Mais le débat va, aujourd’hui, plus loin, puisque la question est de savoir si une différenciation peut s’exercer dans l’exercice des compétences. La loi 3DS, à l’article 2, a permis aux régions et aux départements de « présenter des propositions tendant à modifier ou adapter des dispositions législatives ou réglementaires »  concernant leurs compétences, leur organisation ou leur fonctionnement. Ces demandes doivent être transmises au Premier ministre et, lorsqu’elles concernent des dispositions législatives, aux présidents des deux chambres. 

Ces dispositions n’ont pas – c’est le moins que l’on puisse dire – rencontré un succès fulgurant. Plus de deux ans après la loi 3DS, indique la mission, seules trois demandes sont remontées au Premier ministre, venant des régions Occitanie et Île-de-France et du département de la Lozère. La région Occitanie, par exemple, a demandé à pouvoir élaborer « un plan régional de santé »  ; le département de la Lozère a, entre autres, demandé le transfert à son profit de la maîtrise d’ouvrage des retenues de stockage d’eau. 

Les rapporteurs notent que, parfois plus de 18 mois après leur demande, les collectivités concernées n’ont pas reçu la moindre réponse du Premier ministre. 
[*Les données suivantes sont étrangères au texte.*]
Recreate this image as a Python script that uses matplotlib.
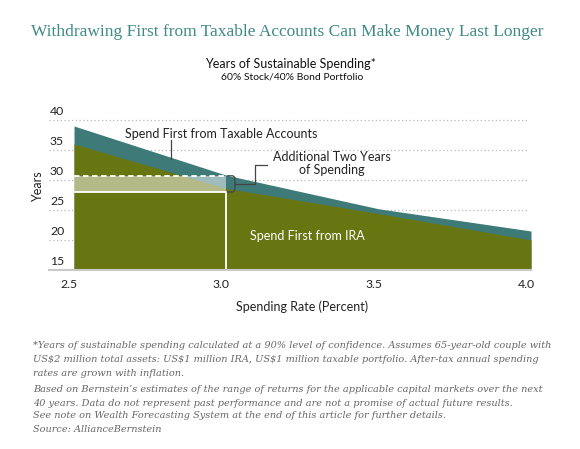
import numpy as np
import matplotlib
matplotlib.use("Agg")
import matplotlib.pyplot as plt
from matplotlib.transforms import blended_transform_factory as blend

# data
rate = [2.5, 3.0, 3.5, 4.0]
taxable_first = [39.0, 30.8, 25.2, 21.5]
ira_first = [36.0, 28.6, 24.4, 20.0]
gain_low, gain_high = 28.0, 30.7   # the "additional two years" band at 3.0%
xticks = [2.5, 3.0, 3.5, 4.0]
yticks = [15, 20, 25, 30, 35, 40]

teal = "#3e7a78"
olive = "#687612"
sans = "Lato"
fs = 9

fig = plt.figure(figsize=(5.8, 4.49), dpi=100)
W, H = 580, 449
ax = fig.add_axes([74 / W, 1 - 270 / H, (531 - 74) / W, 150 / H])
ax.set_xlim(2.5, 4.0)
ax.set_ylim(15, 40)
for s in ax.spines.values():
    s.set_visible(False)
ax.set_xticks([])
ax.set_yticks([])

# dotted grid that runs in under the tick labels
for v in yticks[1:]:
    ax.axhline(v, xmin=-25 / 457, xmax=0.994, color="#b8b8b8", lw=0.9,
               ls=(0, (1, 2)), clip_on=False, zorder=0)
ax.axhline(15, xmin=-25 / 457, xmax=1.0, color="#c9c9c9", lw=1.5,
           clip_on=False, zorder=5)

ax.fill_between(rate, 15, taxable_first, color=teal, lw=0, zorder=1)
ax.fill_between(rate, 15, ira_first, color=olive, lw=0, zorder=2)

# highlighted band from 2.5 to 3.0
ax.fill_between([2.5, 3.0], gain_low, gain_high, color="white", alpha=0.5,
                lw=0, zorder=3)
ax.plot([2.5, 3.0], [gain_high, gain_high], color="white", lw=1.3,
        ls=(0, (3, 2)), zorder=4)
ax.plot([2.5, 3.0, 3.0], [gain_low, gain_low, 15], color="white", lw=1.3,
        zorder=4)

# bracket + leader
ax.plot([3.004, 3.022, 3.028, 3.028, 3.022, 3.004],
        [30.7, 30.7, 30.4, 28.3, 28.0, 28.0], color="#444444", lw=0.9, zorder=4)
ax.plot([3.028, 3.095, 3.095, 3.135], [29.4, 29.4, 32.5, 32.5],
        color="#444444", lw=0.9, zorder=4)
ax.text(3.345, 32.7, "Additional Two Years\nof Spending", ha="center",
        va="center", fontsize=fs, family=sans, color="#222222", linespacing=1.1)

ax.text(2.982, 37.6, "Spend First from Taxable Accounts", ha="center",
        va="center", fontsize=fs, family=sans, color="#222222")
ax.plot([2.817, 2.817], [36.7, 33.5], color="#444444", lw=0.9, zorder=4)

ax.text(3.265, 20.7, "Spend First from IRA", ha="center", va="center",
        fontsize=fs, family=sans, color="white", zorder=6)

# tick labels
tr = blend(ax.transAxes, ax.transData)
for v in yticks:
    ax.text(-24 / 457, v + 1.35, str(v), ha="left", va="center", fontsize=8.8,
            family=sans, color="#222222", transform=tr)
trx = blend(ax.transData, ax.transAxes)
for v in xticks:
    ax.text(v - 5 / 304.7, -15 / 150, "%.1f" % v, ha="center", va="center",
            fontsize=8.8, family=sans, color="#222222", transform=trx)

ax.text(0.5, -36.7 / 150, "Spending Rate (Percent)", ha="center", va="center",
        fontsize=fs, family=sans, color="#222222", transform=ax.transAxes)
ax.text(-36 / 457, 0.555, "Years", rotation=90, ha="center", va="center",
        fontsize=fs, family=sans, color="#222222", transform=ax.transAxes)

# titles
fig.text(287 / W, 1 - 32 / H,
         "Withdrawing First from Taxable Accounts Can Make Money Last Longer",
         ha="center", va="center", fontsize=12.5, family="Liberation Serif",
         color="#3f8a86")
fig.text(290 / W, 1 - 64 / H, "Years of Sustainable Spending*", ha="center",
         va="center", fontsize=fs, family=sans, color="#111111")
fig.text(292 / W, 1 - 77 / H, "60% Stock/40% Bond Portfolio", ha="center",
         va="center", fontsize=7.5, family=sans, color="#111111")

notes = [
    "*Years of sustainable spending calculated at a 90% level of confidence. Assumes 65-year-old couple with",
    "US$2 million total assets: US$1 million IRA, US$1 million taxable portfolio. After-tax annual spending",
    "rates are grown with inflation.",
    "Based on Bernstein\u2019s estimates of the range of returns for the applicable capital markets over the next",
    "40 years. Data do not represent past performance and are not a promise of actual future results.",
    "See note on Wealth Forecasting System at the end of this article for further details.",
    "Source: AllianceBernstein",
]
note_y = [346, 360, 373, 389, 403, 416, 430]
for line, y in zip(notes, note_y):
    fig.text(33 / W, 1 - y / H, line, ha="left", va="center", fontsize=7,
             family="DejaVu Serif", style="italic", color="#666666")

fig.savefig("out.png", dpi=100)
La rareté de ces demandes et le manque de réponse de l’État central conduisent les rapporteurs à formuler plusieurs propositions, au premier rang desquelles la nécessité pour l’État de mieux faire connaître ces dispositions – largement méconnues – aux élus. Ils suggèrent notamment l’élaboration d’un guide à destination des élus, et la mise en place d’une procédure au travers de laquelle l’État pourrait réellement accompagner les collectivité et leur faciliter la tâche. Par ailleurs, les rapporteurs demandent que l’État réponde « obligatoirement »  à ces demandes « dans un délai de six mois »  maximum et de façon motivée. 

Si toutes ces conditions étaient remplies, jugent les rapporteurs, il pourrait être envisageable d’étendre ces dispositions aux communes. 

Réforme constitutionnelle 

Reste que le bilan de l’application de la loi 3DS, en la matière, est jugé « décevant »  par les sénateurs, qui ne s’en étonnent pas : « Comme l'avait alors souligné la commission des lois du Sénat, faute d'avoir mené à bien une révision constitutionnelle nécessaire et consensuelle dans son principe, le projet du gouvernement pêche par son manque d'ambition » . Françoise Gatel et Max Brisson remettent donc sur le métier l’idée d’une révision constitutionnelle permettant « d’autoriser les collectivités territoriales de même catégorie d’exercer des compétences différentes » . Ils recommandent, une nouvelle fois, de réviser l’article 72 de la Constitution dans ce sens, mais « sans créer un droit d’exception qui viendrait mettre à mal les principes d’unité et d’indivisibilité »  de la République. 

L’idée serait de pouvoir dépasser une difficulté majeure : aujourd’hui, comme l’a tranché le Conseil constitutionnel, une différenciation sur les compétences n’est possible qu’à partir du moment où le législateur « justifie que la (collectivité) concernée sur trouve dans une différence objective de situation par rapport aux autres » . Or, notent les sénateurs, cette notion de « différence objective de situation »  est floue et « introuvable »  en droit. En faisant évoluer l’article 72 de la Constitution, il deviendrait possible à une collectivité de déroger de droit, « pour un objet limité »  et de façon pérenne. 

Par ailleurs, les rapporteurs prônent pour un renforcement du « pouvoir réglementaire local »  : le Sénat plaide depuis longtemps pour que, dans les matières relevant de leurs compétences, les collectivités puissent disposer d’un pouvoir réglementaire en lieu et place du Premier ministre – qui ne serait chargé de l’application des lois « que s’il y a été expressément habilité par la loi ». 

Ces dispositions sont d’ailleurs prévues dans une proposition de loi constitutionnelle, déposée au Sénat le 22 mars dernier et co-signée par les sénateurs Darnaud, Buffet, Gatel et Husson. La première partie de ce texte contient des propositions de réécriture de l’article 72 de la Constitution, sur l’exercice des compétences. La seconde partie vise à inscrire dans la Constitution l’autonomie financière et fiscale des collectivités territoriales, comme le réclame de longue date l’AMF.